Problem to work on:
Output the material word for word. Leave each picture out.

─── Material

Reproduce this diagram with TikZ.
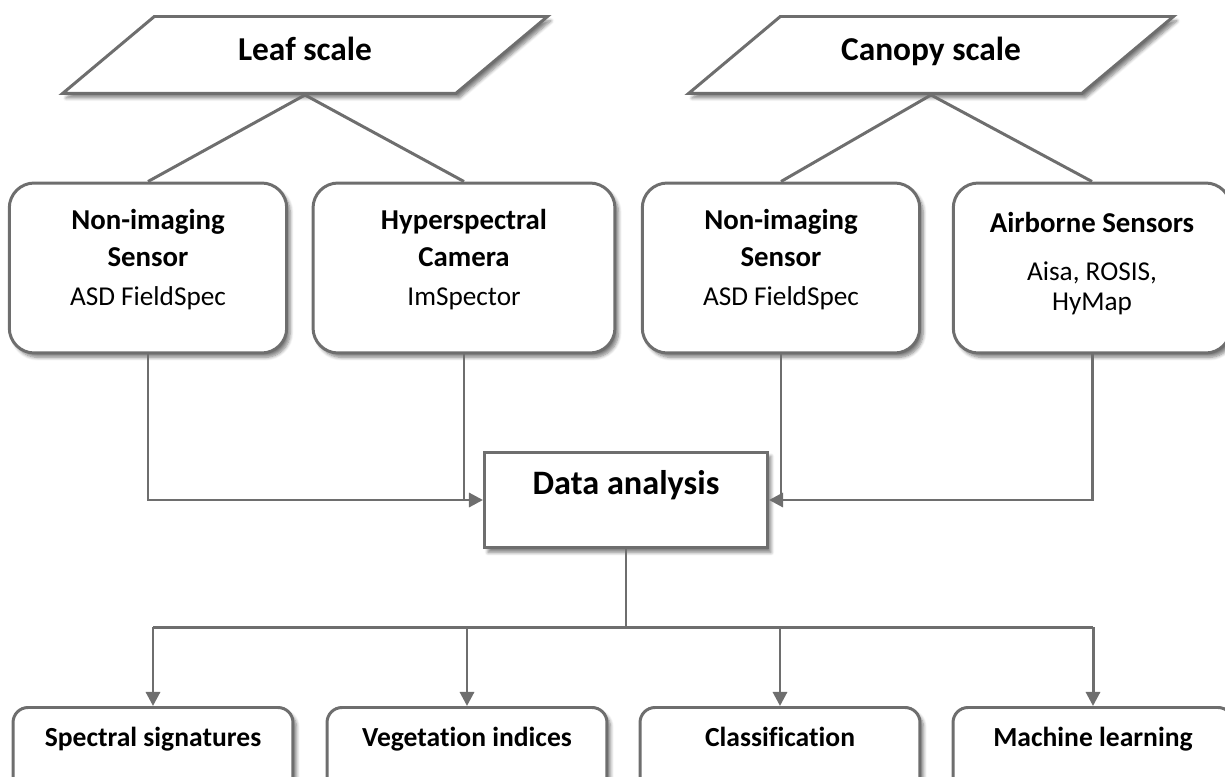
\documentclass[tikz,border=0pt]{standalone}
\usepackage{fontspec}
\setmainfont{Carlito}[Ligatures=NoCommon]
\usetikzlibrary{shapes.geometric,shadows.blur,arrows.meta}
\definecolor{linegray}{RGB}{110,110,110}
\newcommand{\subtxt}{\fontsize{15.5}{21}\selectfont\mdseries}
\begin{document}
\begin{tikzpicture}[x=0.02cm, y=-0.02cm,
    shade/.style={blur shadow={shadow xshift=2pt, shadow yshift=-2.5pt,
                  shadow blur steps=6, shadow opacity=50}},
    scalebox/.style={trapezium, draw=linegray, line width=1.7pt, fill=white, shade,
                trapezium left angle=40, trapezium right angle=140,
                trapezium stretches body, minimum width=9.7cm,
                text height=0.5cm, text depth=0.26cm, inner ysep=0.39cm,
                font=\fontsize{19}{22}\selectfont\bfseries},
    sensor/.style={draw=linegray, line width=1.7pt, fill=white, rounded corners=0.5cm,
                shade, minimum width=#1, minimum height=3.4cm, align=center,
                text depth=0.43cm, font=\fontsize{16.4}{21}\selectfont\bfseries},
    sensor/.default=5.55cm,
    result/.style={draw=linegray, line width=1.7pt, fill=white, rounded corners=0.3cm,
                shade, minimum width=5.6cm, anchor=north, inner ysep=0pt,
                text height=0.78cm, text depth=1.2cm,
                font=\fontsize{15.7}{19}\selectfont\bfseries},
    line/.style={draw=linegray, line width=1.7pt},
    arr/.style={line, -{Triangle[length=8pt, width=8pt]}},
]
\useasboundingbox (0,0) rectangle (1225,777);
\clip (0,0) rectangle (1225,777);

\node[scalebox] (leaf)   at (305,55) {Leaf scale};
\node[scalebox] (canopy) at (931,55) {Canopy scale};

\node[sensor]        (ni1) at (148,268)  {Non-imaging\\Sensor\\[1pt]{\subtxt ASD FieldSpec}};
\node[sensor=6.04cm] (hsc) at (464,268)  {Hyperspectral\\Camera\\[1pt]{\subtxt ImSpector}};
\node[sensor]        (ni2) at (781,268)  {Non-imaging\\Sensor\\[1pt]{\subtxt ASD FieldSpec}};
\node[sensor, text depth=0.26cm] (air) at (1092,268)
    {Airborne Sensors\\[6pt]{\subtxt Aisa, ROSIS,}\\[-4pt]{\subtxt HyMap}};

\node[draw=linegray, line width=1.7pt, fill=white, shade, minimum width=5.66cm,
      minimum height=1.92cm, text height=0.45cm, text depth=0.67cm,
      font=\fontsize{19.5}{22}\selectfont\bfseries] (data) at (626,500) {Data analysis};

\node[result] (sig) at (153,706)  {Spectral signatures};
\node[result] (veg) at (467,706)  {Vegetation indices};
\node[result] (cls) at (780,706)  {Classification};
\node[result] (ml)  at (1093,706) {Machine learning};

% scales to sensors
\draw[line] (leaf.south) -- (ni1.north);
\draw[line] (leaf.south) -- (hsc.north);
\draw[line] (canopy.south) -- (ni2.north);
\draw[line] (canopy.south) -- (air.north);

% sensors to analysis
\draw[arr]  (ni1.south) |- (data.west);
\draw[line] (hsc.south) -- (hsc.south |- data.west);
\draw[arr]  (air.south) |- (data.east);
\draw[line] (ni2.south) -- (ni2.south |- data.east);

% analysis to outputs
\draw[line] (data.south) -- ++(0,78) coordinate (split);
\draw[line] (sig.north |- split) -- (ml.north |- split);
\foreach \n in {sig,veg,cls,ml}
    \draw[arr] (\n.north |- split) -- (\n.north);
\end{tikzpicture}
\end{document}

──────

Finished answer:
Reproduce this diagram with TikZ.
\documentclass[tikz,border=0pt]{standalone}
\usepackage{fontspec}
\setmainfont{Carlito}[Ligatures=NoCommon]
\usetikzlibrary{shapes.geometric,shadows.blur,arrows.meta}
\definecolor{linegray}{RGB}{110,110,110}
\newcommand{\subtxt}{\fontsize{15.5}{21}\selectfont\mdseries}
\begin{document}
\begin{tikzpicture}[x=0.02cm, y=-0.02cm,
    shade/.style={blur shadow={shadow xshift=2pt, shadow yshift=-2.5pt,
                  shadow blur steps=6, shadow opacity=50}},
    scalebox/.style={trapezium, draw=linegray, line width=1.7pt, fill=white, shade,
                trapezium left angle=40, trapezium right angle=140,
                trapezium stretches body, minimum width=9.7cm,
                text height=0.5cm, text depth=0.26cm, inner ysep=0.39cm,
                font=\fontsize{19}{22}\selectfont\bfseries},
    sensor/.style={draw=linegray, line width=1.7pt, fill=white, rounded corners=0.5cm,
                shade, minimum width=#1, minimum height=3.4cm, align=center,
                text depth=0.43cm, font=\fontsize{16.4}{21}\selectfont\bfseries},
    sensor/.default=5.55cm,
    result/.style={draw=linegray, line width=1.7pt, fill=white, rounded corners=0.3cm,
                shade, minimum width=5.6cm, anchor=north, inner ysep=0pt,
                text height=0.78cm, text depth=1.2cm,
                font=\fontsize{15.7}{19}\selectfont\bfseries},
    line/.style={draw=linegray, line width=1.7pt},
    arr/.style={line, -{Triangle[length=8pt, width=8pt]}},
]
\useasboundingbox (0,0) rectangle (1225,777);
\clip (0,0) rectangle (1225,777);

\node[scalebox] (leaf)   at (305,55) {Leaf scale};
\node[scalebox] (canopy) at (931,55) {Canopy scale};

\node[sensor]        (ni1) at (148,268)  {Non-imaging\\Sensor\\[1pt]{\subtxt ASD FieldSpec}};
\node[sensor=6.04cm] (hsc) at (464,268)  {Hyperspectral\\Camera\\[1pt]{\subtxt ImSpector}};
\node[sensor]        (ni2) at (781,268)  {Non-imaging\\Sensor\\[1pt]{\subtxt ASD FieldSpec}};
\node[sensor, text depth=0.26cm] (air) at (1092,268)
    {Airborne Sensors\\[6pt]{\subtxt Aisa, ROSIS,}\\[-4pt]{\subtxt HyMap}};

\node[draw=linegray, line width=1.7pt, fill=white, shade, minimum width=5.66cm,
      minimum height=1.92cm, text height=0.45cm, text depth=0.67cm,
      font=\fontsize{19.5}{22}\selectfont\bfseries] (data) at (626,500) {Data analysis};

\node[result] (sig) at (153,706)  {Spectral signatures};
\node[result] (veg) at (467,706)  {Vegetation indices};
\node[result] (cls) at (780,706)  {Classification};
\node[result] (ml)  at (1093,706) {Machine learning};

% scales to sensors
\draw[line] (leaf.south) -- (ni1.north);
\draw[line] (leaf.south) -- (hsc.north);
\draw[line] (canopy.south) -- (ni2.north);
\draw[line] (canopy.south) -- (air.north);

% sensors to analysis
\draw[arr]  (ni1.south) |- (data.west);
\draw[line] (hsc.south) -- (hsc.south |- data.west);
\draw[arr]  (air.south) |- (data.east);
\draw[line] (ni2.south) -- (ni2.south |- data.east);

% analysis to outputs
\draw[line] (data.south) -- ++(0,78) coordinate (split);
\draw[line] (sig.north |- split) -- (ml.north |- split);
\foreach \n in {sig,veg,cls,ml}
    \draw[arr] (\n.north |- split) -- (\n.north);
\end{tikzpicture}
\end{document}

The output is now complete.